▶ _TASK INPUT_
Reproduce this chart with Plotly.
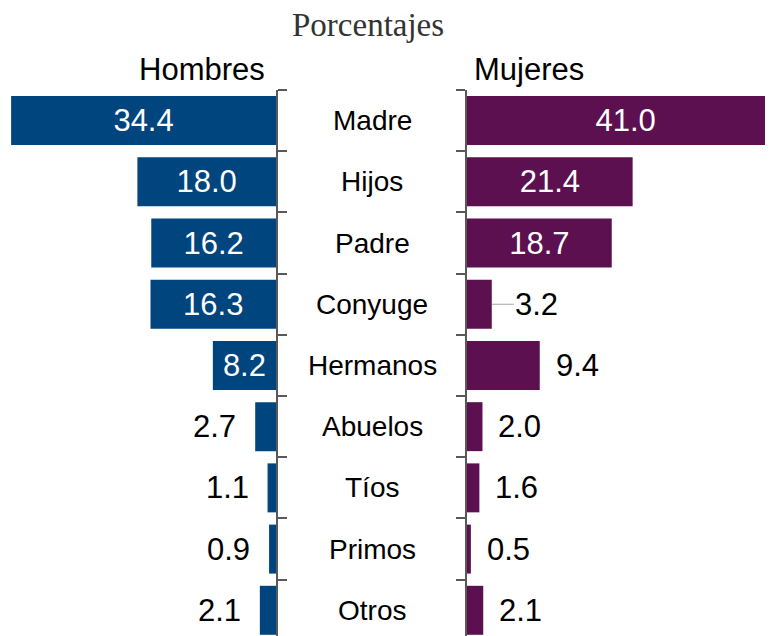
import plotly.graph_objects as go

categorias = ["Madre", "Hijos", "Padre", "Conyuge", "Hermanos", "Abuelos", "Tíos", "Primos", "Otros"]
hombres = [34.4, 18.0, 16.2, 16.3, 8.2, 2.7, 1.1, 0.9, 2.1]
mujeres = [41.0, 21.4, 18.7, 3.2, 9.4, 2.0, 1.6, 0.5, 2.1]
# label inside bar (white) or outside (black)
h_inside = [True, True, True, True, True, False, False, False, False]
m_inside = [True, True, True, False, False, False, False, False, False]

OFF = 8  # default page body margin
W, H = 773 - OFF, 636 - OFF
TOP = 90 - OFF
BLUE = "#00457E"
PURPLE = "#5C1050"
AXC = "#595959"

LAX = 276 - OFF   # left axis pixel (figure coords)
RAX = 467 - OFF   # right axis pixel
SCALE_L = 7.7     # px per unit
SCALE_R = 7.74

ypos = list(range(len(categorias)))

fig = go.Figure()
fig.add_trace(go.Bar(
    x=hombres, y=ypos, orientation="h", xaxis="x", yaxis="y",
    marker=dict(color=BLUE, line=dict(width=0)), width=0.8,
    text=[f"{v:.1f}" if ins else "" for v, ins in zip(hombres, h_inside)],
    textposition="inside", insidetextanchor="middle",
    textfont=dict(family="Liberation Sans, Arial", size=31, color="white"),
    hoverinfo="skip", showlegend=False,
))
fig.add_trace(go.Bar(
    x=mujeres, y=ypos, orientation="h", xaxis="x2", yaxis="y2",
    marker=dict(color=PURPLE, line=dict(width=0)), width=0.8,
    text=[f"{v:.1f}" if ins else "" for v, ins in zip(mujeres, m_inside)],
    textposition="inside", insidetextanchor="middle",
    textfont=dict(family="Liberation Sans, Arial", size=31, color="white"),
    hoverinfo="skip", showlegend=False,
))

annotations = []
lab_font = dict(family="Liberation Sans, Arial", size=31, color="black")
for i, (v, ins) in enumerate(zip(hombres, h_inside)):
    if not ins:
        annotations.append(dict(x=v, y=i, xref="x", yref="y", text=f"{v:.1f}",
                                showarrow=False, xanchor="right", xshift=-17, font=lab_font))
for i, (v, ins) in enumerate(zip(mujeres, m_inside)):
    if not ins:
        if categorias[i] == "Conyuge":
            annotations.append(dict(x=v, y=i, xref="x2", yref="y2", text=f"{v:.1f}",
                                    showarrow=True, arrowhead=0, arrowwidth=1.2,
                                    arrowcolor="#A6A6A6", ax=45, ay=0, standoff=0,
                                    font=lab_font))
        else:
            annotations.append(dict(x=v, y=i, xref="x2", yref="y2", text=f"{v:.1f}",
                                    showarrow=False, xanchor="left", xshift=14, font=lab_font))

cat_font = dict(family="Liberation Sans, Arial", size=28, color="black")
for i, c in enumerate(categorias):
    annotations.append(dict(x=(372 - OFF) / W, y=i, xref="paper", yref="y", text=c,
                            showarrow=False, xanchor="center", font=cat_font))

def px_x(px):
    return (px - OFF) / W

def px_y(px):
    return (H - (px - OFF)) / (H - TOP)

annotations.append(dict(x=px_x(202), y=px_y(70), xref="paper", yref="paper", text="Hombres",
                        showarrow=False, xanchor="center", yanchor="middle",
                        font=dict(family="Liberation Sans, Arial", size=31, color="black")))
annotations.append(dict(x=px_x(529), y=px_y(70), xref="paper", yref="paper", text="Mujeres",
                        showarrow=False, xanchor="center", yanchor="middle",
                        font=dict(family="Liberation Sans, Arial", size=31, color="black")))
annotations.append(dict(x=px_x(368), y=px_y(25), xref="paper", yref="paper", text="Porcentajes",
                        showarrow=False, xanchor="center", yanchor="middle",
                        font=dict(family="Liberation Serif, Times New Roman", size=33, color="#333333")))

yrange = [8.42, -0.5]
tickv = [i - 0.5 for i in range(len(categorias) + 1)]

fig.update_layout(
    width=W, height=H,
    margin=dict(l=0, r=0, t=TOP, b=0),
    paper_bgcolor="white", plot_bgcolor="white",
    bargap=0.2,
    xaxis=dict(domain=[0, LAX / W], range=[LAX / SCALE_L, 0], visible=False, fixedrange=True),
    xaxis2=dict(domain=[RAX / W, 1], range=[0, (W - RAX) / SCALE_R], visible=False, fixedrange=True),
    yaxis=dict(anchor="x", side="right", range=yrange, showline=True, linecolor=AXC, linewidth=2,
               ticks="outside", tickvals=tickv, ticklen=9, tickwidth=2, tickcolor=AXC,
               showticklabels=False, showgrid=False, zeroline=False, fixedrange=True),
    yaxis2=dict(anchor="x2", side="left", range=yrange, showline=True, linecolor=AXC, linewidth=2,
                ticks="outside", tickvals=tickv, ticklen=9, tickwidth=2, tickcolor=AXC,
                showticklabels=False, showgrid=False, zeroline=False, fixedrange=True),
    annotations=annotations,
)

fig.write_html("out.html", config={"displayModeBar": False})
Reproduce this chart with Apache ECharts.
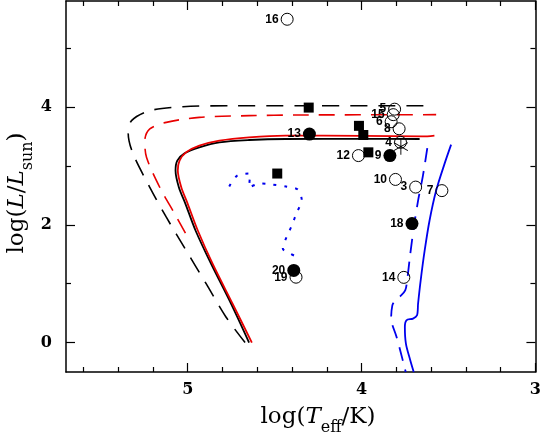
<!DOCTYPE html>
<html><head><meta charset="utf-8">
<script src="https://cdn.jsdelivr.net/npm/echarts@6/dist/echarts.min.js"></script>
<style>html,body{margin:0;padding:0;background:#fff}#c{width:544px;height:437px}</style>
</head><body><div id="c"></div>
<script>
// ---- tick values ----
const xMajor = [3, 4, 5];
const xMinor = [3.2, 3.4, 3.6, 3.8, 4.2, 4.4, 4.6, 4.8, 5.2, 5.4, 5.6];
const yMajor = [0, 2, 4];
const yMinor = [1, 3, 5];

// ---- tracks [logTeff, logL] ----
const trackBlackSolid = [[4.647,0],[4.751,0.661],[4.866,1.339],[4.955,1.903],[5.013,2.356],[5.051,2.637],[5.070,2.920],[5.060,3.090],[5.018,3.214],[4.933,3.316],[4.818,3.401],[4.647,3.440],[4.437,3.457],[4.0,3.458],[3.666,3.457]];
const trackRedSolid = [[4.631,0],[4.742,0.661],[4.857,1.339],[4.942,1.903],[5.0,2.356],[5.037,2.637],[5.057,2.920],[5.047,3.090],[5.009,3.231],[4.933,3.344],[4.818,3.429],[4.647,3.485],[4.437,3.514],[4.0,3.51],[3.65,3.50],[3.581,3.515]];
const trackBlackDashed = [[4.670,0],[4.780,0.434],[4.894,1.0],[5.009,1.564],[5.123,2.129],[5.218,2.637],[5.314,3.203],[5.342,3.542],[5.323,3.768],[5.218,3.937],[5.028,4.005],[4.742,4.022],[4.361,4.022],[3.637,4.022]];
const trackRedDashed = [[5.013,1.858],[5.075,2.186],[5.161,2.637],[5.237,3.146],[5.247,3.429],[5.218,3.627],[5.123,3.739],[4.933,3.824],[4.647,3.853],[4.361,3.864],[3.571,3.87]];
const trackBlueSolid = [[3.485,3.361],[3.523,3.034],[3.571,2.581],[3.609,2.073],[3.637,1.564],[3.660,1.056],[3.675,0.661],[3.681,0.463],[3.704,0.407],[3.742,0.378],[3.751,0.264],[3.745,-0.017],[3.720,-0.3],[3.700,-0.5]];
const trackBlueDashed = [[3.622,3.30],[3.647,2.836],[3.675,2.41],[3.698,1.988],[3.721,1.479],[3.738,1.056],[3.749,0.886],[3.778,0.785],[3.809,0.705],[3.823,0.632],[3.830,0.412],[3.800,0.107],[3.778,-0.13],[3.746,-0.5]];
const trackBlueDotted = [[4.761,2.649],[4.715,2.836],[4.641,2.870],[4.647,2.632],[4.584,2.700],[4.515,2.683],[4.435,2.649],[4.367,2.598],[4.344,2.412],[4.373,2.208],[4.401,1.988],[4.430,1.802],[4.453,1.598],[4.413,1.514],[4.350,1.429]];

// ---- stars [label, logTeff, logL] ----
const openStars = [['16',4.428,5.49],['5',3.810,3.963],['15',3.818,3.87],['6',3.830,3.75],['8',3.784,3.63],['4',3.776,3.40],['12',4.018,3.175],['10',3.805,2.77],['3',3.689,2.64],['7',3.538,2.58],['14',3.757,1.107],['19',4.377,1.11]];
const filledStars = [['13',4.30,3.54],['9',3.837,3.175],['18',3.710,2.02],['20',4.39,1.225]];
const squareStars = [[4.304,3.99],[4.015,3.68],[3.99,3.525],[3.961,3.23],[4.485,2.87]];
const asteriskStars = [[3.774,3.327]];

const serif = 'DejaVu Serif';
const sans = 'Liberation Sans';
const RED = '#e80000';
const BLUE = '#0000ee';

function xAxisDef(pos, ticks, len, showLine, showLabel) {
  return {
    type: 'value', min: 3, max: 5.7, inverse: true, position: pos,
    axisLine: { show: showLine, onZero: false, lineStyle: { color: '#000', width: 1.5 } },
    axisTick: { show: true, inside: true, length: len, customValues: ticks, lineStyle: { color: '#000', width: 1.2 } },
    axisLabel: { show: showLabel, customValues: ticks, margin: 10, fontFamily: serif, fontSize: 16, fontWeight: 'bold', color: '#000' },
    splitLine: { show: false }
  };
}
function yAxisDef(pos, ticks, len, showLine, showLabel) {
  return {
    type: 'value', min: -0.5, max: 5.8, position: pos,
    axisLine: { show: showLine, onZero: false, lineStyle: { color: '#000', width: 1.5 } },
    axisTick: { show: true, inside: true, length: len, customValues: ticks, lineStyle: { color: '#000', width: 1.2 } },
    axisLabel: { show: showLabel, customValues: ticks, margin: 14, fontFamily: serif, fontSize: 16, fontWeight: 'bold', color: '#000' },
    splitLine: { show: false }
  };
}

function lineSeries(data, color, width, type, z) {
  return {
    type: 'line', data: data, xAxisIndex: 0, yAxisIndex: 0,
    symbol: 'none', showSymbol: false, smooth: 0.3, z: z || 2,
    lineStyle: { color: color, width: width, type: type, opacity: 1 }
  };
}

const labelStyle = { show: true, position: 'left', distance: 2, formatter: '{b}', fontFamily: sans, fontWeight: 'bold', fontSize: 12, color: '#000', opacity: 1 };

const titleRich = {
  n: { fontFamily: serif, fontSize: 23, lineHeight: 38, fill: '#000' },
  i: { fontFamily: serif, fontStyle: 'italic', fontSize: 23, lineHeight: 38, fill: '#000' },
  s: { fontFamily: serif, fontSize: 16, lineHeight: 17, padding: [21, 0, 0, 0], fill: '#000' }
};

const option = {
  animation: false,
  backgroundColor: '#fff',
  grid: { left: 66, right: 6, top: 1, bottom: 65 },
  xAxis: [
    xAxisDef('bottom', xMajor, 9, true, true),
    xAxisDef('bottom', xMinor, 5, false, false),
    xAxisDef('top', xMajor, 9, true, false),
    xAxisDef('top', xMinor, 5, false, false)
  ],
  yAxis: [
    yAxisDef('left', yMajor, 9, true, true),
    yAxisDef('left', yMinor, 5, false, false),
    yAxisDef('right', yMajor, 9, true, false),
    yAxisDef('right', yMinor, 5, false, false)
  ],
  series: [
    lineSeries(trackBlackDashed, '#000', 1.6, [17, 11]),
    lineSeries(trackRedDashed, RED, 1.6, [16, 10]),
    lineSeries(trackBlackSolid, '#000', 1.8, 'solid'),
    lineSeries(trackRedSolid, RED, 1.8, 'solid'),
    lineSeries(trackBlueSolid, BLUE, 1.8, 'solid'),
    lineSeries(trackBlueDashed, BLUE, 1.8, [14, 9]),
    lineSeries(trackBlueDotted, BLUE, 2, [3, 8]),
    {
      type: 'scatter', z: 5, symbol: 'rect', symbolSize: 10,
      itemStyle: { color: '#000', opacity: 1 },
      data: squareStars
    },
    {
      type: 'scatter', z: 5, symbol: 'circle', symbolSize: 13,
      itemStyle: { color: '#000', opacity: 1 },
      label: labelStyle,
      data: filledStars.map(d => ({ name: d[0], value: [d[1], d[2]] }))
    },
    {
      type: 'scatter', z: 5, symbol: 'circle', symbolSize: 12,
      itemStyle: { color: 'rgba(255,255,255,0)', borderColor: '#000', borderWidth: 1, opacity: 1 },
      label: labelStyle,
      data: openStars.map(d => ({ name: d[0], value: [d[1], d[2]] }))
    },
    {
      type: 'scatter', z: 6,
      symbol: 'path://M0,-8L0,8M-6.93,-4L6.93,4M-6.93,4L6.93,-4',
      symbolSize: [14, 16],
      itemStyle: { color: 'none', borderColor: '#000', borderWidth: 1, opacity: 1 },
      data: asteriskStars
    }
  ],
  graphic: [
    {
      type: 'text', x: 318, y: 417,
      style: { text: '{n|log(}{i|T}{s|eff}{n|/K)}', align: 'center', verticalAlign: 'middle', rich: titleRich }
    },
    {
      type: 'text', x: 17, y: 193, rotation: Math.PI / 2,
      style: { text: '{n|log(}{i|L}{n|/}{i|L}{s|sun}{n|)}', align: 'center', verticalAlign: 'middle', rich: titleRich }
    }
  ]
};
const chart = echarts.init(document.getElementById('c'));
chart.setOption(option);
</script>
</body></html>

▶ _TASK DETAILS_
Repeat the records above exactly, from the first line through the line that contains "ypos = list(range(len(categorias)))", and leave out the pictures.

▶ _CORRECT OUTPUT_
Reproduce this chart with Plotly.
import plotly.graph_objects as go

categorias = ["Madre", "Hijos", "Padre", "Conyuge", "Hermanos", "Abuelos", "Tíos", "Primos", "Otros"]
hombres = [34.4, 18.0, 16.2, 16.3, 8.2, 2.7, 1.1, 0.9, 2.1]
mujeres = [41.0, 21.4, 18.7, 3.2, 9.4, 2.0, 1.6, 0.5, 2.1]
# label inside bar (white) or outside (black)
h_inside = [True, True, True, True, True, False, False, False, False]
m_inside = [True, True, True, False, False, False, False, False, False]

OFF = 8  # default page body margin
W, H = 773 - OFF, 636 - OFF
TOP = 90 - OFF
BLUE = "#00457E"
PURPLE = "#5C1050"
AXC = "#595959"

LAX = 276 - OFF   # left axis pixel (figure coords)
RAX = 467 - OFF   # right axis pixel
SCALE_L = 7.7     # px per unit
SCALE_R = 7.74

ypos = list(range(len(categorias)))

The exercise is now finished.